Ce jour de prière pour les défunts est propice à une réflexion sur la dernière proposition de l’Open-VLD. Ce parti, actuellement un des plus sécularisés de Belgique, profite de la période d’attente d’un gouvernement fédéral de plein exercice, pour lancer une proposition d’élargissement de la loi sur l’euthanasie: « Et si on l’ouvrait à des personnes qui sont fatiguées de vivre?… » Le débat vient des Pays-Bas et il agite la Flandre. « Malaise, malaise… » réagissait un éditorialiste, « car à quel âge mettre le curseur? » Sous-entendu: OK pour une personne de 95 ans, mais quid du jeune tout juste majeur, qui en a marre de vivre? La presse du Nord comme du Sud du pays est donc (pour le moment) majoritairement contre l’idée. Elle parle d’un glissement vers un « suicide médicalement assisté ». Les rédactions du royaume sont tout de même un peu mal à l’aise. Il est en effet curieux, dans ce pays qui se veut à la pointe du « progrès bioéthique », que l’intelligentsia se retrouve – une fois n’est pas coutume – dans le camp des (osons le vilain mot) « conservateurs ».
La question de l’Open-VLD donne à penser. Non parce que je la soutiens, mais en ce qu’elle est le prolongement naturel de la réflexion enclenchée par la législation belge actuelle sur l’euthanasie. En effet, à partir du moment où l’on postule que la vie n’est pas un « inconditionnel inviolable », mais que la personne malade ou en souffrance peut demander et obtenir légalement le droit de mourir, le critère pivot de la légitimité d’un acte, devient le choix individuel. Combien de fois, au cours d’un débat sur l’euthanasie, ne m’a-t-on pas lancé à la figure, avec une assurance toute péremptoire : « Qui êtes-vous pour restreindre le choix d’une personne? Personne ne vous oblige à demander l’euthanasie pour vous-même, mais laissez au moins ce droit à ceux qui le souhaitent! » OK. OK. Mais si tel est le cas, pourquoi le restreindre? Pourquoi le choix ne serait-il ouvert qu’à ceux qui auraient reçu de deux médecins un certificat de santé suffisamment mauvaise, pour justifier leur droit légal d’en finir? Pourquoi en exclure les autres qui en ont simplement assez de vivre? La proposition de l’Open-VLD ne fait que prolonger un peu plus la logique du libre choix. A l’époque du débat sur la dépénalisation de l’euthanasie, j’argumentais que cette législation légitimait une forme de « suicide médicalement assisté ». Je me faisais contrer de toute part. La proposition de l’Open-VLD me conforte dans ma conviction.

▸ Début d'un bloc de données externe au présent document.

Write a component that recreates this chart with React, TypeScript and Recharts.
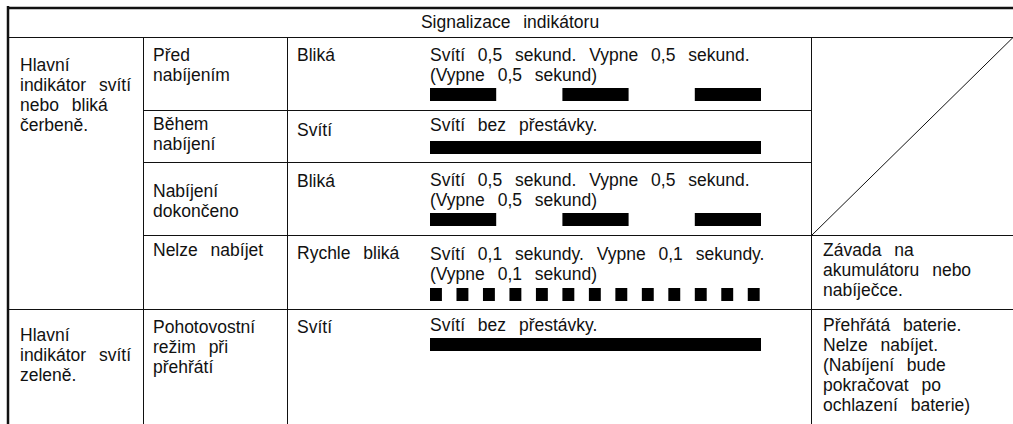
import { BarChart, Bar, XAxis, YAxis } from "recharts";

const FONT = "'Liberation Sans', Arial, Helvetica, sans-serif";
const INK = "#111";

// blink patterns: alternating on / off durations in seconds, first segment is "on"
const slowBlink = [0.5, 0.5, 0.5, 0.5, 0.5];
const steadyOn = [2.5];
const fastBlink = [
  0.09, 0.11, 0.09, 0.11, 0.09, 0.11, 0.09, 0.11, 0.09, 0.11, 0.09, 0.11, 0.09,
  0.11, 0.09, 0.11, 0.09, 0.11, 0.09, 0.11, 0.09, 0.11, 0.09, 0.11, 0.09,
];
const timeSpan = [0, 2.5];

const header = "Signalizace indikátoru";
const groupLabels = [
  ["Hlavní", "indikátor svítí", "nebo bliká", "čerbeně."],
  ["Hlavní", "indikátor svítí", "zeleně."],
];
const stateLabels = [
  ["Před", "nabíjením"],
  ["Během", "nabíjení"],
  ["Nabíjení", "dokončeno"],
  ["Nelze nabíjet"],
  ["Pohotovostní", "režim při", "přehřátí"],
];
const modeLabels = ["Bliká", "Svítí", "Bliká", "Rychle bliká", "Svítí"];
const descLabels = [
  ["Svítí 0,5 sekund. Vypne 0,5 sekund.", "(Vypne 0,5 sekund)"],
  ["Svítí bez přestávky."],
  ["Svítí 0,5 sekund. Vypne 0,5 sekund.", "(Vypne 0,5 sekund)"],
  ["Svítí 0,1 sekundy. Vypne 0,1 sekundy.", "(Vypne 0,1 sekund)"],
  ["Svítí bez přestávky."],
];
const noteLabels = [
  ["Závada na", "akumulátoru nebo", "nabíječce."],
  ["Přehřátá baterie.", "Nelze nabíjet.", "(Nabíjení bude", "pokračovat po", "ochlazení baterie)"],
];
const patterns = [slowBlink, steadyOn, slowBlink, fastBlink, steadyOn];

// layout
const W = 1013;
const H = 424;
const COL = [8, 143, 287, 811];
const ROW = [37, 110, 162, 235, 309];
const STRIP_X = 430;
const STRIP_W = 331;
const stripTop = [88, 141, 213, 288, 338];
const stripH = [13, 13, 13, 13, 13];
const groupY = [71, 341];
const stateY = [61, 130, 197, 256, 333];
const modeY = [61, 136, 187, 259, 333];
const descY = [61, 131, 186, 260, 331];
const noteY = [256, 331];
const LINE = 20;

function PulseStrip({ durations, top, height }: { durations: number[]; top: number; height: number }) {
  const row: Record<string, number | string> = { name: "t" };
  durations.forEach((d, i) => {
    row["s" + i] = d;
  });
  return (
    <div style={{ position: "absolute", left: STRIP_X, top }}>
      <BarChart
        width={STRIP_W}
        height={height}
        data={[row]}
        layout="vertical"
        margin={{ top: 0, right: 0, bottom: 0, left: 0 }}
        barCategoryGap={0}
      >
        <XAxis type="number" domain={timeSpan} allowDataOverflow hide />
        <YAxis type="category" dataKey="name" hide />
        {durations.map((_, i) => (
          <Bar
            key={i}
            dataKey={"s" + i}
            stackId="t"
            fill={i % 2 === 0 ? "#000" : "transparent"}
            isAnimationActive={false}
          />
        ))}
      </BarChart>
    </div>
  );
}

function Lines({ x, y, lines }: { x: number; y: number; lines: string[] }) {
  return (
    <>
      {lines.map((t, i) => (
        <text key={i} x={x} y={y + i * LINE}>
          {t}
        </text>
      ))}
    </>
  );
}

export default function App() {
  return (
    <div style={{ position: "absolute", left: 0, top: 0, width: W, height: H, background: "#fff", overflow: "hidden" }}>
      <svg width={W} height={H} style={{ position: "absolute", left: 0, top: 0 }}>
        <g stroke={INK} fill="none">
          <line x1={8} y1={6} x2={8} y2={H} strokeWidth={2.5} />
          <line x1={7} y1={8} x2={W} y2={8} strokeWidth={2.5} />
          <line x1={8} y1={ROW[0] + 0.5} x2={W} y2={ROW[0] + 0.5} />
          {COL.slice(1).map((x) => (
            <line key={x} x1={x + 0.5} y1={ROW[0]} x2={x + 0.5} y2={H} />
          ))}
          <line x1={COL[1]} y1={ROW[1] + 0.5} x2={COL[3]} y2={ROW[1] + 0.5} />
          <line x1={COL[1]} y1={ROW[2] + 0.5} x2={COL[3]} y2={ROW[2] + 0.5} />
          <line x1={COL[1]} y1={ROW[3] + 0.5} x2={W} y2={ROW[3] + 0.5} />
          <line x1={8} y1={ROW[4] + 0.5} x2={W} y2={ROW[4] + 0.5} />
          <line x1={COL[3] + 0.5} y1={ROW[3] + 0.5} x2={W} y2={ROW[0] + 0.5} />
        </g>
        <g fill={INK} fontFamily={FONT} fontSize={17.5} style={{ wordSpacing: 8 }}>
          <text x={510} y={28} textAnchor="middle">
            {header}
          </text>
          {groupLabels.map((g, i) => (
            <Lines key={"g" + i} x={20} y={groupY[i]} lines={g} />
          ))}
          {stateLabels.map((g, i) => (
            <Lines key={"s" + i} x={153} y={stateY[i]} lines={g} />
          ))}
          {modeLabels.map((t, i) => (
            <text key={"m" + i} x={297} y={modeY[i]}>
              {t}
            </text>
          ))}
          {descLabels.map((g, i) => (
            <Lines key={"d" + i} x={STRIP_X} y={descY[i]} lines={g} />
          ))}
          {noteLabels.map((g, i) => (
            <Lines key={"n" + i} x={823} y={noteY[i]} lines={g} />
          ))}
        </g>
      </svg>
      {patterns.map((p, i) => (
        <PulseStrip key={i} durations={p} top={stripTop[i]} height={stripH[i]} />
      ))}
    </div>
  );
}
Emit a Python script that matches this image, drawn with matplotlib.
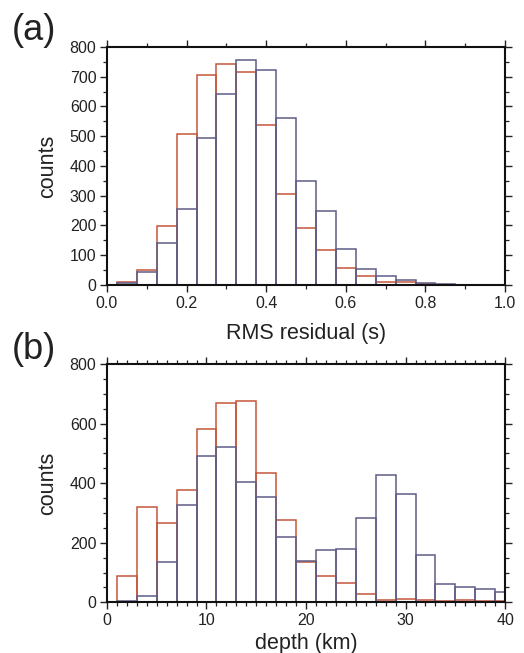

Il y a une alternative fondamentale à trancher entre deux visions philosophiques sur l’homme. Soit, l’humain est considéré comme un individu qui se réalise par ses choix souverains. Dans ce cas, en effet, l’euthanasie se justifie: chacun choisit librement quand et comment quitter cette vie. Mais alors, soyons logiques jusqu’au bout: au nom de qui ou quoi restreindre ce choix? Qui suis-je pour refuser à mon prochain qui le « désire souverainement » un permis de mourir? La proposition de l’Open VLD l’a bien compris. L’autre vision est que l’humain n’est pas un individu, mais une personne, soit un être fondamentalement relationnel. Une personne, dont l’humanité et la liberté ne se réalisent qu’en relation avec le monde, les autres et (pour le croyant)… avec l’Autre. Au nom de l’inter-responsabilité qui nous relie les uns aux autres, la société pose alors des balises sociales, dont celle de l’inviolabilité de toute vie humaine. Ceci n’enlève rien à la légitimité de conclure sa vie dignement et du droit de mourir sans trop de souffrance (via les soins palliatifs et toute forme de sédation, etc), mais fait de l’interdit de tuer un fil rouge à ne pas transgresser. L’interdit de tuer ne supprime pas une légitime latitude des médecins dans l’accompagnement de la fin de vie. Les partisans de la loi belge de dépénalisation, ont argumenté qu’il était plus juste – et moins hypocrite – de laisser au patient, lui-même, le choix de sa fin de vie. Ce faisant, ils ont engagé le pays sur un chemin, que la récente proposition de l’Open-VLD ne fait que pousser un peu plus loin. Je fais partie de ces « pénibles conservateurs » qui pensent qu’il ne s’agit pas d’un progrès.